# The request:
Exactly the lines from the line containing "What matplotlib code" through the line containing "0.19, 0.11, 0.075, 0.048, 0.03, 0.02, 0.008, 0.003, 0.0, 0]" are to be echoed, with both included and pictures left out.

>> BEGIN Exercise input

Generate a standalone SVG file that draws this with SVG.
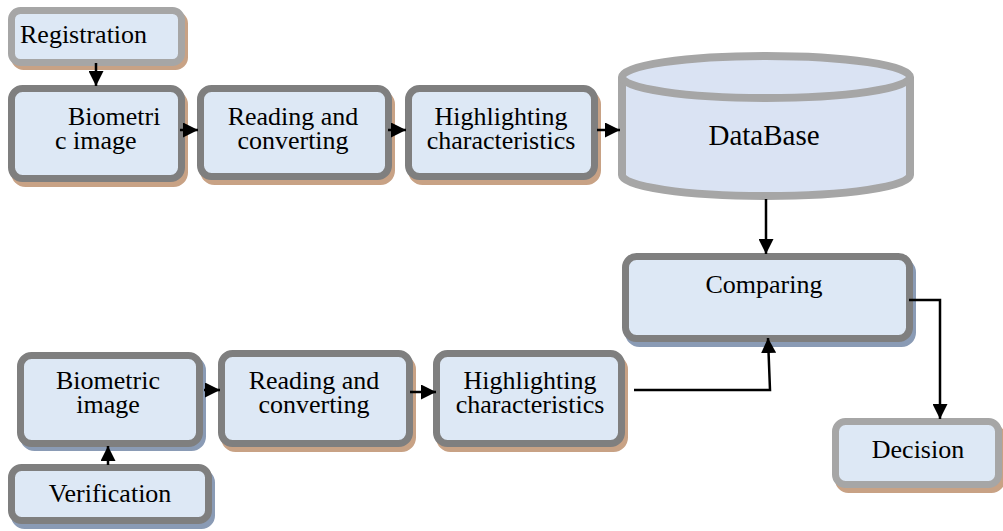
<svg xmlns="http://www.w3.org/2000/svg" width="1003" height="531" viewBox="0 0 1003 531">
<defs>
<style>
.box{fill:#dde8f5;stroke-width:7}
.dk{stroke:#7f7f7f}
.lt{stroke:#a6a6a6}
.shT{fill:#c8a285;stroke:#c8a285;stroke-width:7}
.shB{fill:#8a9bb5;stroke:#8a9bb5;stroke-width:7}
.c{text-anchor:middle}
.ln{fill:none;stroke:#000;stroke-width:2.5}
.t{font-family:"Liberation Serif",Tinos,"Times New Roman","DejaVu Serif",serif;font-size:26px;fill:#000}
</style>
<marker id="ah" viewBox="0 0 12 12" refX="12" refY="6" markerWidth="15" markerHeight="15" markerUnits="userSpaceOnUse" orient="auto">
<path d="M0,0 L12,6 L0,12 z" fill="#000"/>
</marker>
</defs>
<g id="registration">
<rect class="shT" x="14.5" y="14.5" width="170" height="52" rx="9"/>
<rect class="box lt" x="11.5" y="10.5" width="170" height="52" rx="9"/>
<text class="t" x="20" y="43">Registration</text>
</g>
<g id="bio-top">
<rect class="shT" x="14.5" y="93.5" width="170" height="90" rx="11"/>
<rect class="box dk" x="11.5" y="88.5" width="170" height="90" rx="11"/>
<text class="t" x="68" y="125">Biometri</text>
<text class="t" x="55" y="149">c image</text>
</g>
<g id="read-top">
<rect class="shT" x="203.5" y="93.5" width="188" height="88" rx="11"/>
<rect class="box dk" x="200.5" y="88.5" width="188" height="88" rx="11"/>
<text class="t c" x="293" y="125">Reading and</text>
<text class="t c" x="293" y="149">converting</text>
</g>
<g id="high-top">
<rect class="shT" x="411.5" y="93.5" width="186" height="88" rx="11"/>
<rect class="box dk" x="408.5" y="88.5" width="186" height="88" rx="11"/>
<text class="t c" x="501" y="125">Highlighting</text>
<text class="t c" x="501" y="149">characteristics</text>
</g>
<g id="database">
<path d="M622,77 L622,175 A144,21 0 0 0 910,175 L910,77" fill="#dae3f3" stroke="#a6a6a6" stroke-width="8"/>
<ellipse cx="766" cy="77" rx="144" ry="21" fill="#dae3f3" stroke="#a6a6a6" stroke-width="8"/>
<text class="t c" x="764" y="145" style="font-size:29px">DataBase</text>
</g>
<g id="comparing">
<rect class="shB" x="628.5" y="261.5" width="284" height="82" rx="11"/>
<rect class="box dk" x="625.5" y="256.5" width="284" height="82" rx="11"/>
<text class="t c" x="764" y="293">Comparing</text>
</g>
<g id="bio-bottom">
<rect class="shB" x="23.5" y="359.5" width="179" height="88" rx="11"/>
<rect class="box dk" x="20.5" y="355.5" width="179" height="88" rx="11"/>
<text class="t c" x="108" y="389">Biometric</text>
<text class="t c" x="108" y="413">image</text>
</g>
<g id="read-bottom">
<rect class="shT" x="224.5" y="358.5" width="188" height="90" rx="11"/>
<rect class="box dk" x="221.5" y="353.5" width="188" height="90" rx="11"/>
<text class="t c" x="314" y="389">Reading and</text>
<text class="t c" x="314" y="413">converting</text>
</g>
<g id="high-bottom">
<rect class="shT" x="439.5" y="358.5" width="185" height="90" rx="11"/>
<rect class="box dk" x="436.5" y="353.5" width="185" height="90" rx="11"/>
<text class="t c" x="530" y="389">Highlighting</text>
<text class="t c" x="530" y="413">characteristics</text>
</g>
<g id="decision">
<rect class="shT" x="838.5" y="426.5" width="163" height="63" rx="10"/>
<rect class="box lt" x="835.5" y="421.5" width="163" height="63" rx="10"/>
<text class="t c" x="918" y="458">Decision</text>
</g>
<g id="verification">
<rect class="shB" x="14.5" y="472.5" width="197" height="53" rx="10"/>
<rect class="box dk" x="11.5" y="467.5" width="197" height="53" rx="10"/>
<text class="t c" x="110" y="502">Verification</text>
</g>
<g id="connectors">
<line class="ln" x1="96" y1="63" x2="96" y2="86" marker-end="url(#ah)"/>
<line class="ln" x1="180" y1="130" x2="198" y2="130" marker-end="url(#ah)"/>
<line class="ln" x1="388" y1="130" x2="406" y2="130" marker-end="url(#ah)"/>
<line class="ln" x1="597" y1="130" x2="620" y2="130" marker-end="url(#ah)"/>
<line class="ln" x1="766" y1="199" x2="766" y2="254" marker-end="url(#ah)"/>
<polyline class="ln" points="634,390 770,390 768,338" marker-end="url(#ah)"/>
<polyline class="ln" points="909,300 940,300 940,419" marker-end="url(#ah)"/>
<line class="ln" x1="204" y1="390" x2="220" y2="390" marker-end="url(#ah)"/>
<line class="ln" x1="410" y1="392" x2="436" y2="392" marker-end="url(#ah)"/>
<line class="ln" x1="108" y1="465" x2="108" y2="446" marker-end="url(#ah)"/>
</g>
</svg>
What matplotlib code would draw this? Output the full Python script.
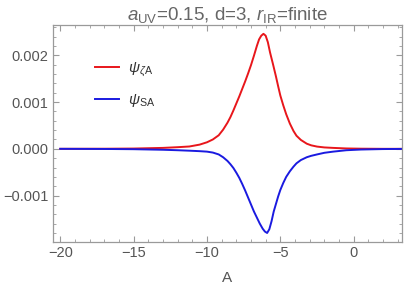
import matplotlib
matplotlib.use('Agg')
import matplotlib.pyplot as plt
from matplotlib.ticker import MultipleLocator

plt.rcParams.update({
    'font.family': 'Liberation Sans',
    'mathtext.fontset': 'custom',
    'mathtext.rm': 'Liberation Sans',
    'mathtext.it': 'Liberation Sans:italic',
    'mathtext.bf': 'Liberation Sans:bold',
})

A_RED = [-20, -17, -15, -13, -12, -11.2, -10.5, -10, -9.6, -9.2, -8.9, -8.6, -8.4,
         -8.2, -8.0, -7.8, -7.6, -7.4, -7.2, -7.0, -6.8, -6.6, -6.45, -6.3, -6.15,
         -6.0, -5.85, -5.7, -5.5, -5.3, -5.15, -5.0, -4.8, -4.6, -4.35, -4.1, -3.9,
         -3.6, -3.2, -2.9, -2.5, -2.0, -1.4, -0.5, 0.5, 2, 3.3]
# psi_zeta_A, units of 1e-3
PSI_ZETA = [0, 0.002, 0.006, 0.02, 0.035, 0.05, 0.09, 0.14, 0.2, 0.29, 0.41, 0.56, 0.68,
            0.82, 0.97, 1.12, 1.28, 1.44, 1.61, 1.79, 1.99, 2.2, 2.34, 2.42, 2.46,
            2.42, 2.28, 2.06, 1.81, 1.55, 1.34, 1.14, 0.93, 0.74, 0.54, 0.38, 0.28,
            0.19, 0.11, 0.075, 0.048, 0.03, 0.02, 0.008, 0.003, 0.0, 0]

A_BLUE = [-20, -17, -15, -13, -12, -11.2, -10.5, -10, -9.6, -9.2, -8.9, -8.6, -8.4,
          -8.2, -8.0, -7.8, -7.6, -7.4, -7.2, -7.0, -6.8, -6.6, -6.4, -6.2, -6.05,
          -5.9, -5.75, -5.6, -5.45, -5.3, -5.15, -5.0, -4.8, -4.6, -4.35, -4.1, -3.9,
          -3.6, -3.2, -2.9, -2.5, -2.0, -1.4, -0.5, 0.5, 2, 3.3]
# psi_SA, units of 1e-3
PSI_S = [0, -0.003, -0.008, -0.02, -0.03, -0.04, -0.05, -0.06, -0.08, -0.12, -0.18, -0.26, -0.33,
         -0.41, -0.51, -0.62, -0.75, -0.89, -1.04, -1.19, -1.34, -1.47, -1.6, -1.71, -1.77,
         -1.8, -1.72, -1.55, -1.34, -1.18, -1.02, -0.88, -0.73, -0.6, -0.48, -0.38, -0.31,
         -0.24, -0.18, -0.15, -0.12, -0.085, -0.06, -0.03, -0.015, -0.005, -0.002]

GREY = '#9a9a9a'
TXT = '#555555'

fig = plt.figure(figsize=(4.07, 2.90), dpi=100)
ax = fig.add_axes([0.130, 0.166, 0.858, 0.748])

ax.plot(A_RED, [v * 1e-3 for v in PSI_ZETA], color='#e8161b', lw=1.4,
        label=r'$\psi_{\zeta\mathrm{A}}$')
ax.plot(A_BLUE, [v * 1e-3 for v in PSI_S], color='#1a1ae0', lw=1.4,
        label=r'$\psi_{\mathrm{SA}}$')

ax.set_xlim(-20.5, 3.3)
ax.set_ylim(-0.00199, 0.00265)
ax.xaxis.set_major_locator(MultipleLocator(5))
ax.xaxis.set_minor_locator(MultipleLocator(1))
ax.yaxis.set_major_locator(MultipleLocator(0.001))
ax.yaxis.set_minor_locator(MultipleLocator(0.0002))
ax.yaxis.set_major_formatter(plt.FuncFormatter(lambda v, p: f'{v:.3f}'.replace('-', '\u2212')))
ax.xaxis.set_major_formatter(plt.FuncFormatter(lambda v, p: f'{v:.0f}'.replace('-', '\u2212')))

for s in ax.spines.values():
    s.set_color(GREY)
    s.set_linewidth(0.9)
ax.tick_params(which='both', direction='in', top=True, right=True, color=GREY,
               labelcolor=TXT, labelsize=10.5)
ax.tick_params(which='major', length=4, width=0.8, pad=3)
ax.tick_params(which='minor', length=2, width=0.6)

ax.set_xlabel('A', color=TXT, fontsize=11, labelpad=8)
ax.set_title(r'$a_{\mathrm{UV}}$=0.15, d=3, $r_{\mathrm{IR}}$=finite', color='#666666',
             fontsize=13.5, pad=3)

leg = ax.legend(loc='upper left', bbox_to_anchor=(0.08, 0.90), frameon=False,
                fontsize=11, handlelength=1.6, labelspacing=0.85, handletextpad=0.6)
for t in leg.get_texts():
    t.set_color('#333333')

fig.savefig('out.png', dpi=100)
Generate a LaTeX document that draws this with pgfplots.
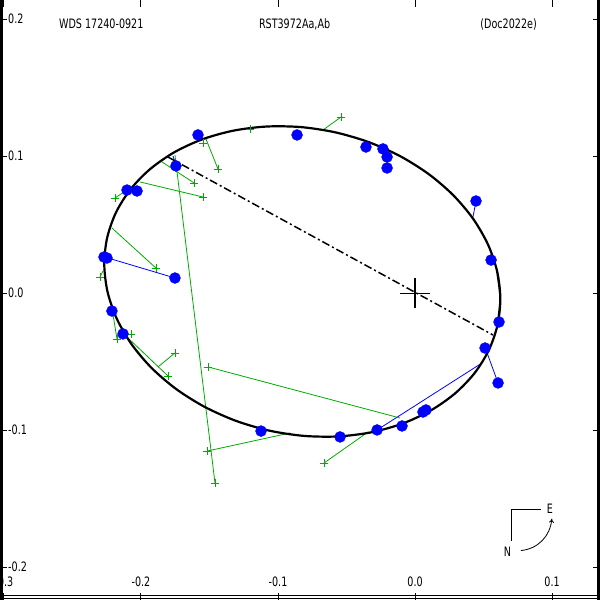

>> END Exercise input

# Result for this task:
What matplotlib code would draw this? Output the full Python script.
import matplotlib
matplotlib.use('Agg')
import matplotlib.pyplot as plt
from matplotlib.ticker import MultipleLocator

plt.rcParams.update({
    'font.family': 'Liberation Sans',
    'mathtext.fontset': 'custom',
    'mathtext.rm': 'Liberation Sans',
    'mathtext.it': 'Liberation Sans:italic',
    'mathtext.bf': 'Liberation Sans:bold',
})

A_RED = [-20, -17, -15, -13, -12, -11.2, -10.5, -10, -9.6, -9.2, -8.9, -8.6, -8.4,
         -8.2, -8.0, -7.8, -7.6, -7.4, -7.2, -7.0, -6.8, -6.6, -6.45, -6.3, -6.15,
         -6.0, -5.85, -5.7, -5.5, -5.3, -5.15, -5.0, -4.8, -4.6, -4.35, -4.1, -3.9,
         -3.6, -3.2, -2.9, -2.5, -2.0, -1.4, -0.5, 0.5, 2, 3.3]
# psi_zeta_A, units of 1e-3
PSI_ZETA = [0, 0.002, 0.006, 0.02, 0.035, 0.05, 0.09, 0.14, 0.2, 0.29, 0.41, 0.56, 0.68,
            0.82, 0.97, 1.12, 1.28, 1.44, 1.61, 1.79, 1.99, 2.2, 2.34, 2.42, 2.46,
            2.42, 2.28, 2.06, 1.81, 1.55, 1.34, 1.14, 0.93, 0.74, 0.54, 0.38, 0.28,
            0.19, 0.11, 0.075, 0.048, 0.03, 0.02, 0.008, 0.003, 0.0, 0]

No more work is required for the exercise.